The map of the bottom being created by INRTU scientists will help creators of the Baikal-GVD neutrino telescope learn the features of the underwater terrain thereby avoiding numerous surprises and reducing risks. It will also allow calculating more accurately the length of the cable for further work.
“The unmanned catamaran developed by our team allows sonar surveys in shallow areas of Baikal. The main advantage of the autonomous robotic catamaran is that it can work in two environments – on land and under water. Accumulators are charged from solar panels and make it possible for the catamaran to monitor for several days without breaks.Equipping with supervisory systems ensures that the catamaran follows a given course. During a week, we are going to explore a fairly large area and map the bottom,” the scientific leader of the expedition, Head of the INRTU Department of Radioelectronics and Telecommunication Systems Dmitry Chensky said.
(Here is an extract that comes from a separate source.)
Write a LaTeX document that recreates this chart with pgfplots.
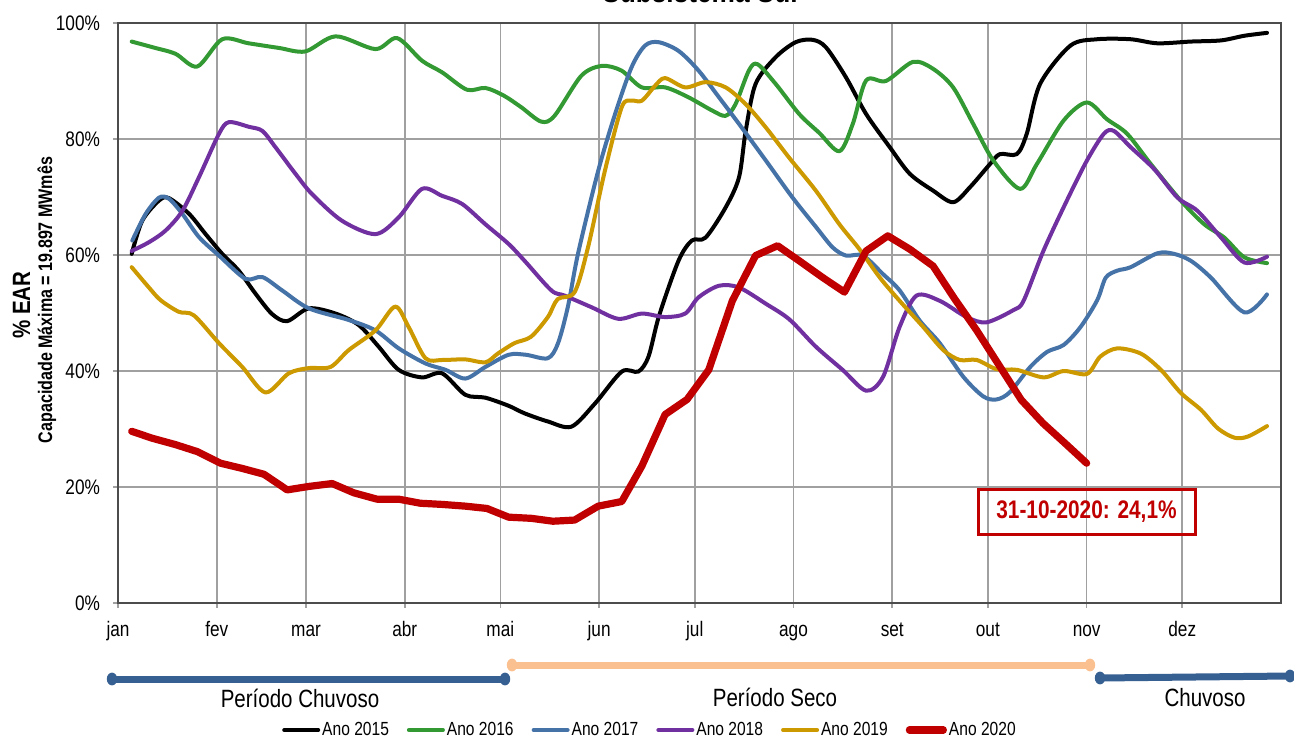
\documentclass[border=0pt]{standalone}
\usepackage{fontspec}
\setmainfont{Liberation Sans}[FakeStretch=0.82]
\usepackage{pgfplots}
\pgfplotsset{compat=1.18}
\definecolor{cBlack}{RGB}{0,0,0}
\definecolor{cGreen}{RGB}{51,153,51}
\definecolor{cBlue}{RGB}{69,114,167}
\definecolor{cPurple}{RGB}{112,48,160}
\definecolor{cGold}{RGB}{204,153,0}
\definecolor{cRed}{RGB}{192,0,0}
\definecolor{perBlue}{RGB}{55,96,146}
\definecolor{perPeach}{RGB}{250,192,144}
\definecolor{gridGray}{RGB}{160,160,160}
\begin{document}
\begin{tikzpicture}
\useasboundingbox (-59pt,-68.5pt) rectangle (588pt,301.5pt);
\begin{axis}[
  at={(0pt,0pt)}, anchor=south west,
  width=581.5pt, height=290pt, scale only axis,
  xmin=0, xmax=365, ymin=0, ymax=100,
  xtick={0,31,59,90,120,151,181,212,243,273,304,334},
  xticklabels={jan,fev,mar,abr,mai,jun,jul,ago,set,out,nov,dez},
  ytick={0,20,40,60,80,100},
  yticklabels={0\%,20\%,40\%,60\%,80\%,100\%},
  xmajorgrids, ymajorgrids,
  grid style={draw=gridGray, line width=0.8pt},
  tick align=outside, major tick length=2.5pt,
  tick style={draw=gridGray, line width=0.8pt},
  xtick pos=left, ytick pos=left,
  axis line style={draw=black!70, line width=0.6pt},
  /pgf/number format/assume math mode=true,
  ticklabel style={font=\fontsize{10.5}{12}\selectfont},
  xticklabel style={text height=7.6pt, text depth=2.2pt, yshift=-3.2pt},
  yticklabel style={xshift=-3pt},
  clip=false,
  legend columns=6,
  legend style={at={(0.4574,-0.219)}, anchor=center, draw=none, fill=none,
    font=\fontsize{9.5}{11}\selectfont,
    /tikz/every even column/.append style={column sep=8pt},
    nodes={inner sep=1pt}},
  legend image code/.code={\draw[#1, line cap=round] (0pt,0pt) -- (17pt,0pt);},
  every axis plot/.append style={line join=round, line cap=round},
]
% Ano 2015
\addplot[cBlack, line width=2pt, smooth, tension=0.5] coordinates {
(4.3,60.2) (7.6,65.9) (12.9,69.4) (16,69.8) (22.3,67.1) (27.5,63.6) (32.7,60.2) (37.9,57.3) (43.2,53.3) (48.4,49.8) (53.1,48.6) (59.9,50.8) (68.3,49.9) (75.6,47.9) (81.8,44.2) (88.1,40.2) (95.4,38.9) (101.7,39.6) (109,35.9) (115.3,35.4) (122.6,34.0) (127.6,32.7) (134.9,31.3) (142.3,30.4) (149.7,34.4) (158.1,39.9) (163.3,39.9) (166.5,42.5) (169.8,49.5) (175.9,59.0) (180.1,62.5) (184.4,63.0) (190.7,68.2) (194.9,73.4) (197,81.4) (200.1,89.5) (206.4,94.1) (212.7,96.7) (218,97.1) (222.2,95.8) (228.5,90.6) (234.8,84.3) (242.2,78.6) (248.5,74.0) (255.8,71.1) (262.1,69.1) (267.4,71.7) (273.7,75.7) (276.8,77.4) (282.1,77.4) (285.2,80.9) (289.4,89.5) (298.9,96.1) (307.3,97.2) (317.8,97.2) (326.2,96.5) (336.7,96.8) (346.2,97.0) (353.5,97.8) (360.6,98.3)
};
\addlegendentry{Ano 2015}
% Ano 2016
\addplot[cGreen, line width=2pt, smooth, tension=0.5] coordinates {
(4.3,96.8) (11,95.8) (18,94.7) (24.9,92.5) (32.7,97.2) (41,96.5) (50.5,95.7) (58.8,95.1) (68.3,97.7) (80.8,95.5) (87.6,97.4) (95.4,93.5) (101.7,91.5) (109.5,88.5) (115.3,88.8) (121,87.5) (126.5,85.5) (132.8,83.0) (137,84.0) (145.4,90.9) (151.8,92.6) (158,91.8) (164.4,88.9) (171.7,88.9) (179,87.2) (186.5,84.9) (190.7,84.0) (193.8,86.0) (198,91.8) (200.7,92.9) (206.4,89.5) (213.8,84.3) (220,81.1) (226.4,77.9) (230.6,82.6) (234.8,90.1) (241,90.0) (249.5,93.3) (255.8,92.1) (262.1,88.9) (268.4,82.6) (274.7,76.3) (283.1,71.4) (288.4,75.7) (296.8,83.2) (304.1,86.3) (310.4,83.4) (316.7,80.9) (324.1,75.7) (333.5,69.4) (340.9,65.3) (347.2,63.0) (353.5,59.6) (360.6,58.6)
};
\addlegendentry{Ano 2016}
% Ano 2017
\addplot[cBlue, line width=2pt, smooth, tension=0.5] coordinates {
(4.5,62.5) (8.7,67.1) (12.9,69.9) (16,69.7) (20.2,67.1) (25.4,63.1) (31.7,59.9) (40,55.9) (45.3,56.2) (51.5,53.9) (59.9,50.8) (72.4,48.8) (80.8,47.0) (88.1,43.9) (96.5,41.3) (102.8,40.2) (109,38.7) (115.3,40.7) (122.6,42.8) (128,42.8) (134.9,42.2) (138.1,44.8) (141.2,51.1) (144.4,60.3) (150.7,74.5) (156,84.3) (161.2,92.4) (165.4,96.1) (169.6,96.7) (175.9,95.2) (182.2,91.8) (188.6,87.2) (194.9,82.6) (203.3,76.3) (211.7,69.9) (219.1,64.8) (224.3,61.3) (228.5,59.9) (233.8,59.9) (240.1,56.7) (245.3,53.9) (251.6,48.7) (257.9,44.8) (265.3,39.0) (271.6,35.6) (275.8,35.1) (280,36.4) (286.3,40.7) (291.6,43.3) (296.8,44.5) (302.1,47.6) (307.3,52.2) (310,56.1) (313.6,57.3) (317.8,57.9) (326.2,60.3) (331.4,60.2) (336.7,59.0) (343,56.1) (353.5,50.1) (360.6,53.2)
};
\addlegendentry{Ano 2017}
% Ano 2018
\addplot[cPurple, line width=2pt, smooth, tension=0.5] coordinates {
(4.3,60.7) (9.7,62.2) (14.9,64.2) (20.2,67.6) (25.4,73.4) (31.7,80.9) (34.8,82.9) (41.1,82.1) (45.3,81.4) (49.4,78.6) (55.7,74.0) (60.9,70.5) (70.3,65.9) (80.8,63.6) (88.1,66.5) (95.4,71.4) (101.7,70.2) (108,68.8) (115.3,65.3) (122.6,61.9) (127.6,59.0) (136,53.9) (140.2,53.0) (148.6,51.0) (157,49.0) (164.4,49.9) (171.7,49.3) (178,49.9) (182.2,52.7) (188.6,54.7) (194.9,54.4) (203.3,51.6) (210.7,48.9) (219,44.2) (227.4,40.2) (234.8,36.6) (240.1,39.0) (245.3,47.6) (250.6,53.0) (257.9,52.1) (266.3,49.3) (272.6,48.4) (281,50.5) (284.2,52.1) (290.5,60.8) (297.8,69.4) (304.1,76.3) (309.4,80.9) (312.5,81.4) (317.8,78.6) (325.2,74.8) (332.5,69.9) (338.8,67.6) (346.2,63.0) (353.5,58.7) (360.6,59.7)
};
\addlegendentry{Ano 2018}
% Ano 2019
\addplot[cGold, line width=2pt, smooth, tension=0.5] coordinates {
(4.3,57.9) (9.7,54.4) (13.4,52.2) (19.1,50.2) (23.8,49.6) (31.7,44.8) (39,40.7) (46.3,36.3) (53.6,39.6) (59.9,40.5) (66.7,40.7) (72.4,43.6) (80.8,47.0) (87,51.1) (91.2,47.6) (96.5,42.2) (101.7,41.9) (109,42.0) (115.3,41.5) (119.2,43.0) (124.4,44.8) (129.6,45.9) (134.9,49.3) (138,52.4) (143.3,53.6) (147.5,61.3) (152.8,74.5) (158.1,85.5) (161.2,86.6) (164.4,86.6) (168.6,89.2) (171.7,90.5) (178,88.9) (184.4,89.8) (190.7,88.9) (197,86.0) (203.3,82.0) (210.6,76.8) (219,71.1) (226.4,65.3) (232.7,61.0) (239.1,56.1) (245.3,52.1) (252.7,47.6) (259,43.6) (264.2,41.9) (269.5,41.9) (275.8,40.3) (282.1,40.2) (290.5,38.9) (296.8,40.0) (304.1,39.5) (308.3,42.5) (313.6,43.9) (321,43.0) (327.3,40.2) (333.6,36.2) (339.9,33.3) (345.2,30.1) (350.4,28.5) (354.6,28.7) (360.6,30.5)
};
\addlegendentry{Ano 2019}
% Ano 2020
\addplot[cRed, line width=3.6pt] coordinates {
(4.3,29.6) (10.8,28.4) (18.1,27.3) (24.9,26.1) (32.2,24.1) (39,23.2) (45.8,22.2) (53.1,19.5) (59.9,20.1) (67.2,20.6) (74,19.0) (81.3,17.9) (88.1,17.9) (94.9,17.2) (101.7,17.0) (109,16.7) (115.8,16.3) (122.6,14.8) (129.7,14.6) (136.5,14.1) (143.3,14.3) (150.7,16.7) (158.1,17.5) (164.4,23.6) (171.7,32.5) (178.6,35.1) (185.4,40.2) (192.8,52.1) (200.1,59.9) (207,61.6) (213.8,59.0) (221.2,56.1) (228,53.6) (234.8,60.7) (241.6,63.3) (248.5,61.0) (255.8,58.1) (262.5,52.5) (269.5,47.0) (276.5,41.0) (283.5,35.0) (290.3,31.0) (297.5,27.4) (304,24.1)
};
\addlegendentry{Ano 2020}
\end{axis}
% title (cut by the page edge as in the source)
\node[anchor=base, font=\bfseries\fontsize{16}{18}\selectfont] at (291pt,300pt) {Subsistema Sul};
% y labels
\node[rotate=90, font=\bfseries\fontsize{12.5}{14}\selectfont] at (-48.2pt,149pt) {\% EAR};
\node[rotate=90, font=\bfseries\fontsize{9.8}{11}\selectfont] at (-35.6pt,151.5pt) {Capacidade Máxima = 19.897 MWmês};
% red annotation box
\node[draw=cRed, line width=1.5pt, minimum width=108.5pt, minimum height=22.5pt, inner sep=0pt,
  text=cRed, font=\bfseries\fontsize{12.7}{14}\selectfont] at (484.25pt,45.75pt) {31-10-2020: 24,1\%};
% season bars
\draw[perBlue, line width=3.5pt] (-3pt,-38pt) -- (193.5pt,-38pt);
\fill[perBlue] (-3pt,-38pt) ellipse (2.6pt and 3.2pt);
\fill[perBlue] (193.5pt,-38pt) ellipse (2.6pt and 3.2pt);
\draw[perPeach, line width=3.5pt] (197pt,-31pt) -- (486pt,-31pt);
\fill[perPeach] (197pt,-31pt) ellipse (2.6pt and 3.2pt);
\fill[perPeach] (486pt,-31pt) ellipse (2.6pt and 3.2pt);
\draw[perBlue, line width=3.5pt] (491pt,-37.5pt) -- (586pt,-36.5pt);
\fill[perBlue] (491pt,-37.5pt) ellipse (2.6pt and 3.2pt);
\fill[perBlue] (586pt,-36.5pt) ellipse (2.6pt and 3.2pt);
\node[font=\fontsize{12.5}{14}\selectfont] at (91pt,-47.5pt) {Período Chuvoso};
\node[font=\fontsize{12.5}{14}\selectfont] at (328.5pt,-47pt) {Período Seco};
\node[font=\fontsize{12.5}{14}\selectfont] at (543.5pt,-47.5pt) {Chuvoso};
\end{tikzpicture}
\end{document}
In 2020, Head of the INR RAS Laboratory of High Energy Neutrino Astrophysics, Head of the Baikal project, RAS Corresponding Member Grigory Domogatsky proposed to employees of the Irkutsk Polytechnic University to carry out sonar surveys at the location of the neutrino telescope. In summer 2020, INRTU staff members studied the deep-water area near the telescope on the Titov ship of the LIN SB RAS. They explored the bottom surface using the EM 710 complex and monitored the vertical distribution of the sound speed to a depth of 1,360 m for detailed telescope shooting. Nowadays, specialists work at shallow water areas: from the coastline to a depth of 150 metres.
It should be noted that the Baikal neutrino telescope is installed at a distance of 3,5 km from the shore at a depth from 750 to 1,300 metres in the Southern basin of Lake Baikal. At the moment, the facility consists of 8 extended clusters amounting to a volume of 0,4 cubic km. In 2027, the effective volume of the telescope for registration of shower neutrino interactions will reach one cubic km.
The Baikal-GVD neutrino telescope is being constructed by efforts of the international team in which the Joint Institute for Nuclear Research (Dubna) and the RAS Institute for Nuclear Research (Moscow) play a leading role. This unique scientific facility, along with the IceCube, ANTARES, and KM3NET telescopes, is included in the Global Neutrino Network (GNN) being its largest element in the Northern hemisphere of the Earth. Scientists are going to study the processes occurring with enormous energy release that took place in the Universe in the distant past using this neutrino detector.
The telescope is the result of intense work of an international team of scientists from Russia, the Czech Republic, Slovakia, Germany, and Poland with the leading role of the Ministry of Science and Higher Education of Russia, the Joint Institute for Nuclear Research, and the Russian Academy of Sciences.